Ewan Cameron checked out Dot Dot Dash, Surface Gallery's eclectic online exhibition which is still available to view...
I was trying to think of the perfect metaphor for the Surface Gallery’s Dot Dot Dash exhibition, which can be found exclusively online here. In some respects it is a visual buffet, a smorgasbord of eclectic artwork from dozens of artists from all over the world who have contributed some of their best works for you to sample. But this is not just an exhibition that allows us to view, but encourages us to explore and, in that sense, it is like a many-windowed wall, with each window inviting us to step through to somewhere different. Of course, almost every artist has an Instagram these days, but, and perhaps this is a nostalgia for the older days of the internet, before mass platforms began to filter everything, it was refreshing to use the exhibition as a jumping off point for wandering through the individual websites of the artists.
Dot Dot Dash (which is morse code for the letter U, but I don’t know if that’s relevant) plays host to so many different artists that it’s inevitable that you will find at least one you like (and maybe even one that you don’t like too). I couldn’t honestly say that I would put every single piece here on my wall, but there was much to love.
Perhaps my favourite piece is by Karen Cooper. At first I was not sure if I was looking at a stack of books or a city skyline, but then I saw the title, Bibliopolis and realised it was both. This is a work of great technical ability as, through reflection alone, Cooper depicts a sunrise in all its majesty. The work is somehow both precise and hazy in its overall effect and has a charming sense of nostalgia. I also loved Sunandita Bandhu’s Faded Memoir and Floating Memories and Let Go, a thematic collection of memory with recurring images of honeycombs and birds that frame a portrait of a pensive woman caught in a fairytale.
Bihari artist Anamika’s Healing Time 3 appears at first glance to be a mere abstraction of colours and shapes scrunched into a ball, but then the organic inspiration becomes more apparent, rewarding the viewer with a glimpse into the very birth of creation. Zara Tisma’s Page 12 has a similar effect, but in this case we end up seeing an entire landscape, from many vantage points, compressed into a page. Sarah Morgan’s drawings W is for Westwood and P is for Poiret utilise bold lines to create cartoonish but supremely elegant figures in pencil. German Artist Moki’s Innerbloom takes an abstract painting and places it within a larger context: a man his face blurred in motion clutches it amidst a black and white countryside backdrop. I have to admit, I’m not much of a fan of abstract paintings, but the presentation of this one helped to bring out the tacit message of a questioned masculinity.

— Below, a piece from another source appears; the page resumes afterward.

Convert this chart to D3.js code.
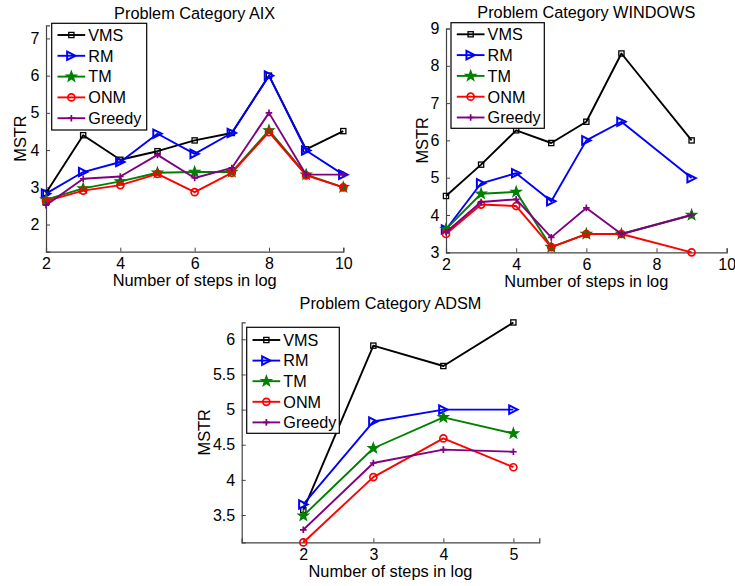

Elsewhere, Bulgarian Artist Sasho Violetov depicts an amusing yet dark take on screen addiction, while British-Chinese artist Bettina Fung’s interpretation of life in lockdown as it manifests on her body and mind walks the line between comic and horror.
Ghanaian Robert Commey’s You and I depicts two men standing in front of a colourful fabric pattern while branches and flowers grow amidst them. There is a vibrancy to this picture much more than the sum of its parts. Sonjave Maurya’s Rain on My Banana Leaf Umbrella is colourful too, but manages to make a monsoon downpour feel both solemn and light.
It is not just paintings either, Macedonian Filip Cakoski’s Solitude is a surreal and yet instantly relatable sculpture of a figure crouched in pain, their head a solid block of metal. Clarke Reynolds, a visually impaired artist, brings together the instrumental and the aesthetic in his work that explores the tactile beauty of Braille.
I was intrigued by Huw Andrews, a gif artist. But unfortunately all that could be seen was a still from an art gif he had created with a promise that the full gif in motion was available on his Instagram. After scrolling through his site, I finally found the gif but then was told to register an account in order to view it. This was a let down and the gallery should have either hosted the full gif on their website or simply not selected it. Another technical criticism was that while the order of art was randomised on each visit which helped to bring new artists to the top of the screen, this also made it difficult to ensure you had seen everything, particularly if you were making multiple visits. Perhaps in future, randomization could be an option.
Minor technical issues, aside, this is an astounding exhibition and it’s a real credit to the surface gallery that they can curate such shows with such a wide array of artists from across the world. Let your eyes feast.